In June, an article on a state-run website quoted a local party official, Hua Ke, as saying that the authorities were not driving away residents or destroying their quarters. Rather, he said, they were overhauling the crowded settlement “to eliminate hidden dangers and safeguard the personal safety and property of the monks and nuns.”

When the demolitions began this summer, officials closed the area to foreigners. The police set up checkpoints outside the valley. But last month, I managed to enter Larung Gar with two colleagues.

A major checkpoint on the road was unattended, and we boarded buses at the mouth of the valley that took us into the heart of the settlement.

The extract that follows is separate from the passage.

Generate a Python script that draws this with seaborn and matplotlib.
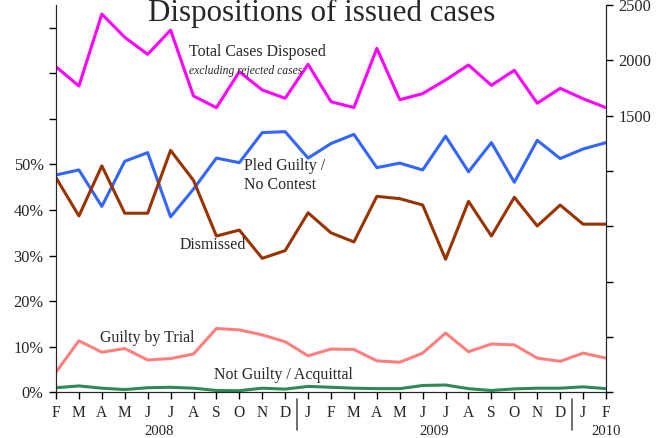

Chinese tourists were also visiting, many drawn by the chance to see a sky burial, an outdoor Tibetan funeral ritual in which a man cuts up a body so that vultures can feast on the remains.

At noon, crimson-robed nuns flocked to a gathering at the main nunnery. Among the winding alleyways, clergy walked in and out of their homes, little more than shacks built with wooden beams and sheets of metal and plastic. Monks speaking Mandarin Chinese — probably ethnic Han — were digging a sewage canal.

It looked like daily life, nothing out of the ordinary, until we reached a large prayer wheel on a road winding up the valley’s north wall. Next to the wheel, four workers in hard hats stood atop a home, ripping off the metal roofing. Nearby was a plot of dirt with rubble from another demolished home.

We continued uphill. At the top of the ridge, we saw a long stretch of homes being torn down by workers. We could hear a chain saw, and a yellow earth digger was nearby.

This destruction was occurring in a part of Larung Gar with particular religious significance. The homes had been built across from the valley’s highest stupa, which pilgrims and residents circumambulate, often while spinning hand-held prayer wheels.

The government says the settlement is crowded, and it is. There are open sewage drains and trash pits. In 2014, a fire destroyed about 100 homes. But Tibetans here say officials could build newer, cleaner enclaves rather than evict people. The government’s real aim, they believe, is to weaken centers of power that can rival it.

Elliot Sperling, a Tibet scholar who taught at Indiana University, shared the Tibetans’ view of the motives behind the demolitions.

“The party sees Tibet, inside and outside the Tibet Autonomous Region, as one of the more volatile regions and does not take kindly to alternate sources of authority, including moral and behavioral authority, and clearly the growth of Larung is problematic,” Mr. Sperling said.

Larung Gar was founded near the town of Sertar in 1980 by Jigme Phuntsok, a charismatic lama whose portrait is seen throughout the settlement. (A gar is a monastic encampment; it starts as a small gathering.) Then in 2001, officials evicted many of its residents, demolishing homes. But people returned.

After Jigme died in 2004, two senior lamas took over, both of whom have expanded Larung Gar’s profile, often going overseas to give talks and teachings. One of them, Sodargye, went to Europe this summer, while the other, Tsultrim Lodro, made the rounds of American universities.

The two abbots have not spoken out publicly against the demolitions, and have in fact told residents not to oppose the government. Their view, residents said, is that it is better not to protest the demolition, and instead let it run its course and live peacefully afterward.

Across Chinese-controlled Tibet, disciples of Larung Gar have been spreading the “10 new virtues” movement. Based on a Buddhist model, it advocates a retrenchment in 10 principles: no killing or selling animals, no stealing, no drinking, no feuding and so on. The doctrine is especially popular in Garze. Some practitioners wear a pendant with the image of a white pigeon, and officials have noticed their religious activism.

For some Tibetan nomads, these tenets filtering down from Larung Gar’s two abbots make life more difficult, since much of their economy relies on the herding and sale of animals, particularly yaks. “These lamas are respected very much, but some Tibetans do not agree with the policies of the lamas,” said Katia Buffetrille, a Tibet scholar at the École Pratique des Hautes Études in Paris.

Monks from Larung Gar have traveled across Garze to try to defuse local conflicts and help with issues of social justice. In the grasslands area of Lhagong, called Tagong in Chinese, monks helped residents draft paperwork when they wanted to protest a large lithium mine.

But residents of the region said the authorities were not happy with such activity. “They want to control Tibetans,” said a man from Garze who has visited Larung Gar multiple times. “They don’t want the monastery to develop too quickly.”